What you should do: Leave out the pictures and transcribe everything else exactly.
----
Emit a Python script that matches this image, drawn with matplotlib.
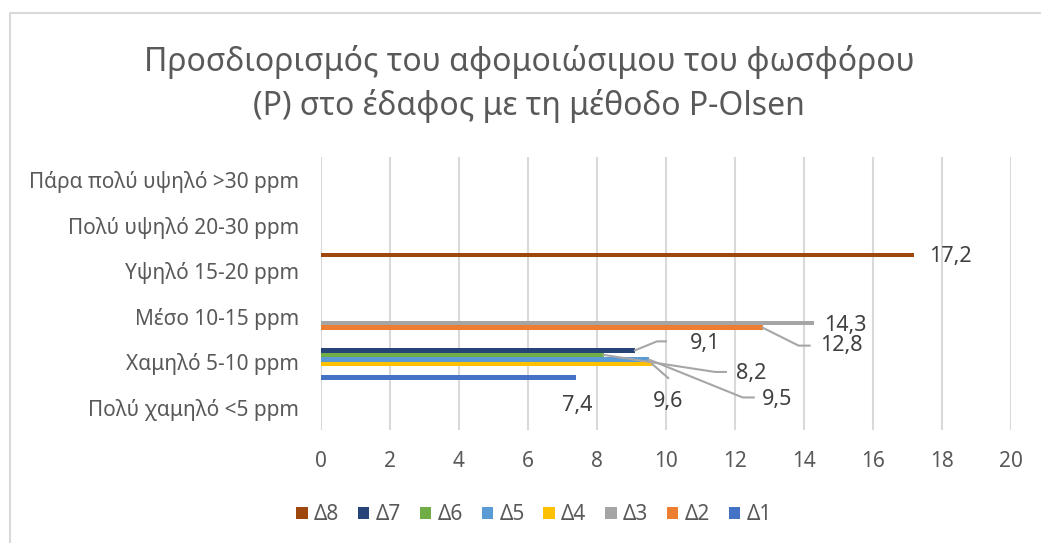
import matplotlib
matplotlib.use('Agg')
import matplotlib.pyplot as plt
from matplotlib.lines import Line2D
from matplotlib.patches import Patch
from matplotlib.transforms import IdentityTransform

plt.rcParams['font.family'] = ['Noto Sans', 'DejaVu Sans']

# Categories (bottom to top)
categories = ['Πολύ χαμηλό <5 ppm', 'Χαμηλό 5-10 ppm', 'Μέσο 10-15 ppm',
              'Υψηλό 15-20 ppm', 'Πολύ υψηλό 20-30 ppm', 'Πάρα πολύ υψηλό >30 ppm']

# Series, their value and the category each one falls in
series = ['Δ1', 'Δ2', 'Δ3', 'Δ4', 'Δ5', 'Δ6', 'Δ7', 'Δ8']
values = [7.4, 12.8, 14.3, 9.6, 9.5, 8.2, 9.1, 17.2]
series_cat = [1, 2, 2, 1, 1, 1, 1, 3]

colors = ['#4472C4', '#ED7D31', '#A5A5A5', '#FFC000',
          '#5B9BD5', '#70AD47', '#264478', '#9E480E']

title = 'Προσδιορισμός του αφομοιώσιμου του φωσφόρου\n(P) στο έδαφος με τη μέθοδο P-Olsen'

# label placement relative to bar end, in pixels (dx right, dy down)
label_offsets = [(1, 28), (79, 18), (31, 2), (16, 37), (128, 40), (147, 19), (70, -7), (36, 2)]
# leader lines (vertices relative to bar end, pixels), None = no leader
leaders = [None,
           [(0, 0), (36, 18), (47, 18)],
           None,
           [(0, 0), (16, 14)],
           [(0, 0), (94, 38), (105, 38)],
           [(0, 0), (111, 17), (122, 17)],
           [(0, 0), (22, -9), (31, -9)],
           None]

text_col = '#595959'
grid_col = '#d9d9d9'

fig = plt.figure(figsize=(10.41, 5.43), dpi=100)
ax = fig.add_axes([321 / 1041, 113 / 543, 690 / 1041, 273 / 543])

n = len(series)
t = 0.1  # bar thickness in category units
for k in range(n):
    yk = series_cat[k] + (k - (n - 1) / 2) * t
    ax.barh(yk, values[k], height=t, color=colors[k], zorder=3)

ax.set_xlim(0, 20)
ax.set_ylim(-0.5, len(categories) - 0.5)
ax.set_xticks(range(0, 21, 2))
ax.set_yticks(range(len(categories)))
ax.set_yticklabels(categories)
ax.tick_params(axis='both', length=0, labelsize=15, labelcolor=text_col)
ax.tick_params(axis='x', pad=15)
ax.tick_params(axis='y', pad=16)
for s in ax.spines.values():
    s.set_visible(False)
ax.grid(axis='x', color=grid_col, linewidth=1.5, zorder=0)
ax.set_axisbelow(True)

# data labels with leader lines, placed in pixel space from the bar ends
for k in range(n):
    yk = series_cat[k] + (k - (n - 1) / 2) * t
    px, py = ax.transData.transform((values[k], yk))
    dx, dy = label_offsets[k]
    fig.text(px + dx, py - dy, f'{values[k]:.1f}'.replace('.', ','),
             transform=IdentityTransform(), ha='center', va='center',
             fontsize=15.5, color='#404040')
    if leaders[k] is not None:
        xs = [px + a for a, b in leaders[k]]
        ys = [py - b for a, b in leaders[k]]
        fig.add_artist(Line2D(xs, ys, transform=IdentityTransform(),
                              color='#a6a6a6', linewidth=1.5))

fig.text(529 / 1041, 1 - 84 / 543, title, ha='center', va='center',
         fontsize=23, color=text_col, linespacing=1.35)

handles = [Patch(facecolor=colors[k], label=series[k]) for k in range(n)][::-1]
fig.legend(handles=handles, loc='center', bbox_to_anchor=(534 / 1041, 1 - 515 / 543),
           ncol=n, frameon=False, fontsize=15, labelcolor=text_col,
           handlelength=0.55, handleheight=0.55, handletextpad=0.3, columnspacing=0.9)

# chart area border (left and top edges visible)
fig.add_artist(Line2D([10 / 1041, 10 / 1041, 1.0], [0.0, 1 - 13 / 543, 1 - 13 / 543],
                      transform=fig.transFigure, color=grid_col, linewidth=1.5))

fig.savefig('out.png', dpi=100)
----
Response to the exercise:
Emit a Python script that matches this image, drawn with matplotlib.
import matplotlib
matplotlib.use('Agg')
import matplotlib.pyplot as plt
from matplotlib.lines import Line2D
from matplotlib.patches import Patch
from matplotlib.transforms import IdentityTransform

plt.rcParams['font.family'] = ['Noto Sans', 'DejaVu Sans']

# Categories (bottom to top)
categories = ['Πολύ χαμηλό <5 ppm', 'Χαμηλό 5-10 ppm', 'Μέσο 10-15 ppm',
              'Υψηλό 15-20 ppm', 'Πολύ υψηλό 20-30 ppm', 'Πάρα πολύ υψηλό >30 ppm']

# Series, their value and the category each one falls in
series = ['Δ1', 'Δ2', 'Δ3', 'Δ4', 'Δ5', 'Δ6', 'Δ7', 'Δ8']
values = [7.4, 12.8, 14.3, 9.6, 9.5, 8.2, 9.1, 17.2]
series_cat = [1, 2, 2, 1, 1, 1, 1, 3]

colors = ['#4472C4', '#ED7D31', '#A5A5A5', '#FFC000',
          '#5B9BD5', '#70AD47', '#264478', '#9E480E']

title = 'Προσδιορισμός του αφομοιώσιμου του φωσφόρου\n(P) στο έδαφος με τη μέθοδο P-Olsen'

# label placement relative to bar end, in pixels (dx right, dy down)
label_offsets = [(1, 28), (79, 18), (31, 2), (16, 37), (128, 40), (147, 19), (70, -7), (36, 2)]
# leader lines (vertices relative to bar end, pixels), None = no leader
leaders = [None,
           [(0, 0), (36, 18), (47, 18)],
           None,
           [(0, 0), (16, 14)],
           [(0, 0), (94, 38), (105, 38)],
           [(0, 0), (111, 17), (122, 17)],
           [(0, 0), (22, -9), (31, -9)],
           None]

text_col = '#595959'
grid_col = '#d9d9d9'

fig = plt.figure(figsize=(10.41, 5.43), dpi=100)
ax = fig.add_axes([321 / 1041, 113 / 543, 690 / 1041, 273 / 543])

n = len(series)
t = 0.1  # bar thickness in category units
for k in range(n):
    yk = series_cat[k] + (k - (n - 1) / 2) * t
    ax.barh(yk, values[k], height=t, color=colors[k], zorder=3)

ax.set_xlim(0, 20)
ax.set_ylim(-0.5, len(categories) - 0.5)
ax.set_xticks(range(0, 21, 2))
ax.set_yticks(range(len(categories)))
ax.set_yticklabels(categories)
ax.tick_params(axis='both', length=0, labelsize=15, labelcolor=text_col)
ax.tick_params(axis='x', pad=15)
ax.tick_params(axis='y', pad=16)
for s in ax.spines.values():
    s.set_visible(False)
ax.grid(axis='x', color=grid_col, linewidth=1.5, zorder=0)
ax.set_axisbelow(True)

# data labels with leader lines, placed in pixel space from the bar ends
for k in range(n):
    yk = series_cat[k] + (k - (n - 1) / 2) * t
    px, py = ax.transData.transform((values[k], yk))
    dx, dy = label_offsets[k]
    fig.text(px + dx, py - dy, f'{values[k]:.1f}'.replace('.', ','),
             transform=IdentityTransform(), ha='center', va='center',
             fontsize=15.5, color='#404040')
    if leaders[k] is not None:
        xs = [px + a for a, b in leaders[k]]
        ys = [py - b for a, b in leaders[k]]
        fig.add_artist(Line2D(xs, ys, transform=IdentityTransform(),
                              color='#a6a6a6', linewidth=1.5))

fig.text(529 / 1041, 1 - 84 / 543, title, ha='center', va='center',
         fontsize=23, color=text_col, linespacing=1.35)

handles = [Patch(facecolor=colors[k], label=series[k]) for k in range(n)][::-1]
fig.legend(handles=handles, loc='center', bbox_to_anchor=(534 / 1041, 1 - 515 / 543),
           ncol=n, frameon=False, fontsize=15, labelcolor=text_col,
           handlelength=0.55, handleheight=0.55, handletextpad=0.3, columnspacing=0.9)

# chart area border (left and top edges visible)
fig.add_artist(Line2D([10 / 1041, 10 / 1041, 1.0], [0.0, 1 - 13 / 543, 1 - 13 / 543],
                      transform=fig.transFigure, color=grid_col, linewidth=1.5))

fig.savefig('out.png', dpi=100)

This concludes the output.